入社してからは、まず 3 ヶ月のランプアップ(立ち上がりまでの研修期間)中に、個人ごとに計画されているトレーニング一覧をこなしていくことに集中しました。それを終えた後は、必要なトレーニングや社内向けの勉強会、動画等を自分で探して進めていくことになります。個人的に追加で取り組んだことは、AWS のお客様向けクラスルームトレーニング( Architecture on AWS 等) をいくつか、お客様と一緒に受講させてもらうことです。講師がお客様にどんな説明の仕方をしているかを参考にしています。また、お客様にトレーニングを紹介する際に、自分が受講したからこそ「こういう学習状況の、こういう方に向いています」と紹介することもできるようになりました。
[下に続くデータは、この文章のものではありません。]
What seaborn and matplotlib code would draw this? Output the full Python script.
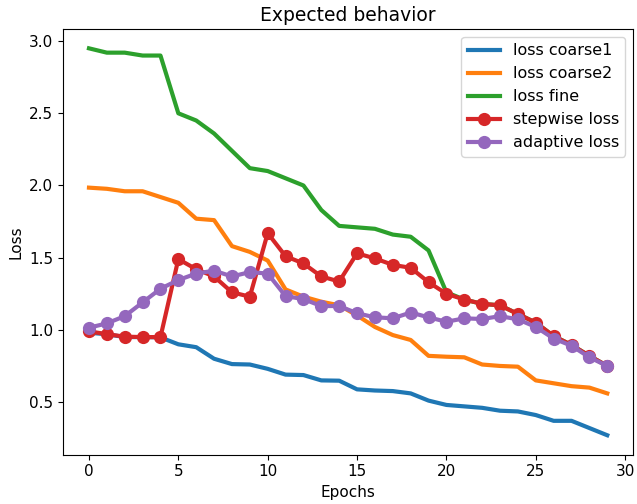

AWS のサービスは幅広く、社内向けのトレーニングや勉強会も大量に用意されており、全部受けることは時間的に難しいので、自分にとって必要な分野の優先順位をつけてキャッチアップしていく必要があります。AWS のサービスの場合は、SA が作成した資料や動画 ( Black Belt セミナーとして公開されているものも多いです)で概要をつかんだ後は、ハンズオンを使ったり、自分でドキュメントを読みながら手探りでサービスを使ってみたりして、手を動かしてたくさん躓きながら学んでいます。視野が狭くならないように、他社主催のものも含めて、IT 系のセミナーや勉強会にも引き続きたくさん参加するようにしています。
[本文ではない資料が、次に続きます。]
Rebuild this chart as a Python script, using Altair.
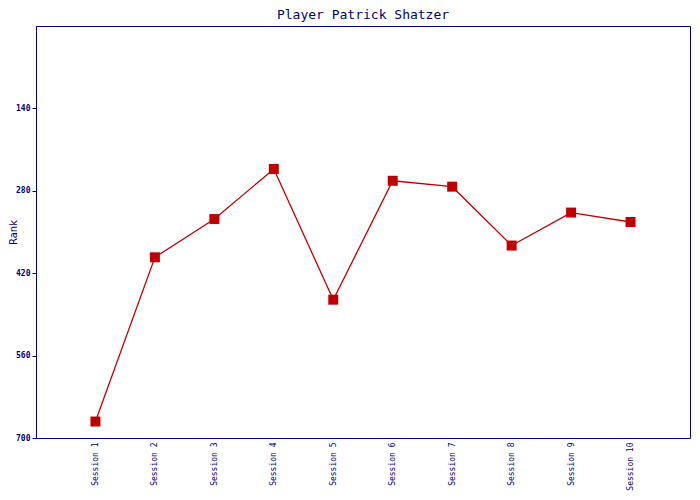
import altair as alt
import pandas as pd

sessions = ["Session 1", "Session 2", "Session 3", "Session 4", "Session 5",
            "Session 6", "Session 7", "Session 8", "Session 9", "Session 10"]
ranks = [672, 393, 328, 243, 465, 263, 273, 373, 317, 333]
rank_ticks = [140, 280, 420, 560, 700]

df = pd.DataFrame({"session": sessions, "rank": ranks})

navy = "#000080"
red = "#c00000"
mono = "DejaVu Sans Mono"

x = alt.X("session:N", sort=sessions, title=None,
          scale=alt.Scale(type="point", padding=1),
          axis=alt.Axis(labelAngle=270, labelFont=mono, labelFontSize=8,
                        labelColor=navy, ticks=False, domain=False,
                        labelPadding=4))
y = alt.Y("rank:Q", title="Rank",
          scale=alt.Scale(domain=[0, 700], reverse=True, nice=False),
          axis=alt.Axis(values=rank_ticks, grid=False, labelFont=mono,
                        labelFontSize=8, labelFontWeight="bold",
                        labelColor=navy, tickColor=navy, tickSize=4,
                        labelPadding=2,
                        domainColor=navy, titleColor=navy,
                        titleFont="DejaVu Sans", titleFontSize=10,
                        titleFontWeight="normal", titleX=-18, titleY=206))

base = alt.Chart(df).encode(x=x, y=y)
line = base.mark_line(color=red, strokeWidth=1.3)
pts = base.mark_square(color=red, size=100, opacity=1)

chart = (line + pts).properties(
    width=654, height=412,
    title=alt.TitleParams("Player Patrick Shatzer", font=mono, fontSize=13,
                          fontWeight="normal", color=navy, offset=4),
    autosize=alt.AutoSizeParams(type="none"),
    padding={"left": 28, "top": 18, "right": 2, "bottom": 54},
).configure_view(stroke=navy, strokeWidth=1)

chart.save("out.html", embed_options={"renderer": "svg", "actions": False})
私の場合は前職の元同僚など知人が多いので、入社前からもよく AWS の話を聞いていて、初めての転職ですが大きな戸惑いはなかったです。一方で、リーダーシッププリンシプル( OLP )が重視されているのは入社前から知っていましたが、入社してからもトレーニングや評価だけではなく、「それは Earn Trust につながるから重要だね」というように普段の会話にも自然と出てくるところは驚きでした。また、「 Working Backwards 」や「 Two-way Door 」といった Amazon のメカニズムやカルチャーについても、SA として自分が外部に向けて語ることになるのか、というところは驚きでした。
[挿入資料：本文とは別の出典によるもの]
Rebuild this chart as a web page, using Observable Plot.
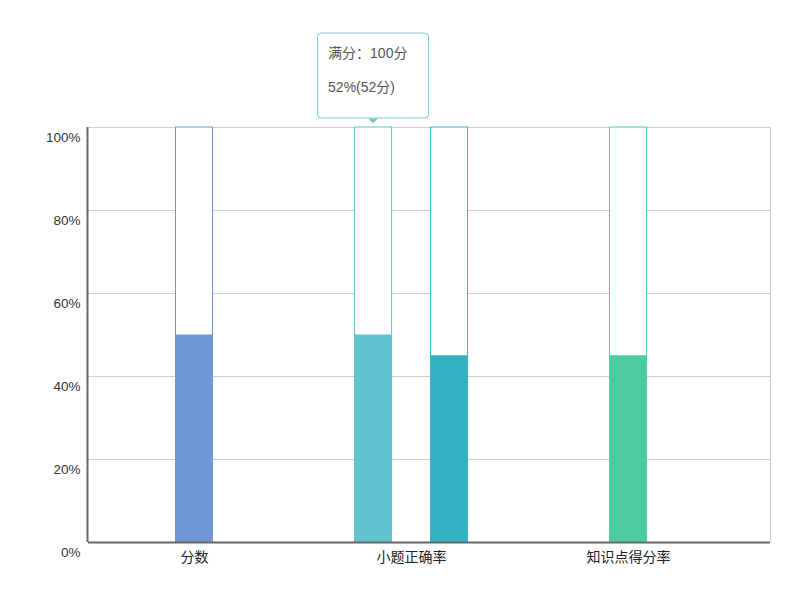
<!DOCTYPE html>
<html><head><meta charset="utf-8">
<script src="https://cdn.jsdelivr.net/npm/d3@7"></script>
<script src="https://cdn.jsdelivr.net/npm/@observablehq/plot@0.6"></script>
<style>
html,body{margin:0;padding:0;background:#fff;}
#chart{width:800px;height:601px;}
</style>
</head><body><div id="chart"></div>
<script>
// ---- data ----
const categories = ["分数", "小题正确率", "知识点得分率"];
const barCategory = ["分数", "小题正确率", "小题正确率", "知识点得分率"];
const barValue = [50, 50, 45, 45];
const fullMark = [100, 100, 100, 100];
const yTicks = [0, 20, 40, 60, 80, 100];
const tooltipLines = ["满分：100分", "52%(52分)"];
const tooltipBarIndex = 1;

// ---- styles / layout ----
const barColors = ["#6f97d5", "#5fc3ce", "#34b1c2", "#4ccba0"];
const xLo = -0.4885, xHi = 2.654;   // category-unit extent of plot area
const slotGap = 0.35;               // distance between bars inside one category
const halfW = 0.0853;               // half bar width in category units

const bars = barCategory.map((c, i) => {
  const n = barCategory.filter(d => d === c).length;
  const k = barCategory.slice(0, i).filter(d => d === c).length;
  return {
    category: c,
    value: barValue[i],
    full: fullMark[i],
    color: barColors[i],
    x: categories.indexOf(c) + (k - (n - 1) / 2) * slotGap
  };
});

const tipBar = bars[tooltipBarIndex];

const tooltip = (index, scales) => {
  const cx = scales.x(tipBar.x);
  const top = scales.y(tipBar.full);
  const g = d3.create("svg:g").attr("transform", `translate(${cx},${top})`);
  g.append("rect")
    .attr("x", -55.5).attr("y", -94).attr("width", 111).attr("height", 85)
    .attr("rx", 4).attr("fill", "#fff").attr("stroke", "#7ccbd3").attr("stroke-width", 1);
  g.append("path")
    .attr("d", "M-5,-8.5L5,-8.5L0,-4Z").attr("fill", "#6cc3cd");
  tooltipLines.forEach((t, i) => {
    g.append("text")
      .attr("x", -45).attr("y", -69 + i * 34)
      .attr("text-anchor", "start")
      .attr("fill", "#555").attr("font-size", 14)
      .text(t);
  });
  return g.node();
};

const chart = Plot.plot({
  width: 800,
  height: 601,
  marginLeft: 88,
  marginRight: 30,
  marginTop: 127,
  marginBottom: 59,
  style: {fontFamily: "'Liberation Sans', 'Noto Sans CJK SC', sans-serif", background: "#fff"},
  x: {domain: [xLo, xHi], axis: null},
  y: {domain: [0, 100], axis: null},
  color: {type: "identity"},
  marks: [
    Plot.ruleY(yTicks, {stroke: "#cfcfcf"}),
    Plot.ruleX([xHi], {stroke: "#cfcfcf"}),
    Plot.rectY(bars, {x1: d => d.x - halfW, x2: d => d.x + halfW, y1: 0, y2: d => d.full, fill: "#fff", stroke: d => d.color, strokeWidth: 1}),
    Plot.rectY(bars, {x1: d => d.x - halfW, x2: d => d.x + halfW, y1: 0, y2: d => d.value, fill: d => d.color}),
    Plot.ruleX([xLo], {stroke: "#666", strokeWidth: 2, dx: -1}),
    Plot.ruleY([0], {stroke: "#666", strokeWidth: 2}),
    Plot.text(yTicks, {x: xLo, y: d => d, text: d => d + "%", textAnchor: "end", dx: -8, dy: 10, fontSize: 13.5, fill: "#333"}),
    Plot.text(categories, {x: (d, i) => i, y: 0, text: d => d, dy: 15, fontSize: 14, fill: "#222"}),
    tooltip
  ]
});
document.getElementById("chart").appendChild(chart);
</script>
</body></html>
ランプアップ期間中に、「バディ」という相談役の方がつくのですが、その方からは「アンラーニングした方がいいよ」というアドバイスをもらっています。前職が長く、初めての転職ということもあり、前職のルールや考え方、用語の定義と、AWS での業務の「ずれ」に気づかず、会話がかみ合わなかったり、指摘されたりすることが何度かありました。「 XX とはこういうものだ」と考えず、AWS での考え方や定義を、よく確認しながら進めるように気を付けています。また、自分の考え方や説明の仕方が、Amazon らしいか、AWS らしいか、SA らしいか、ということは、社内のメッセージをよく確認したり、マネージャーやチームメンバーに相談したりして、社外へ出すメッセージはどうあるべきかを、よく考えるようにしています。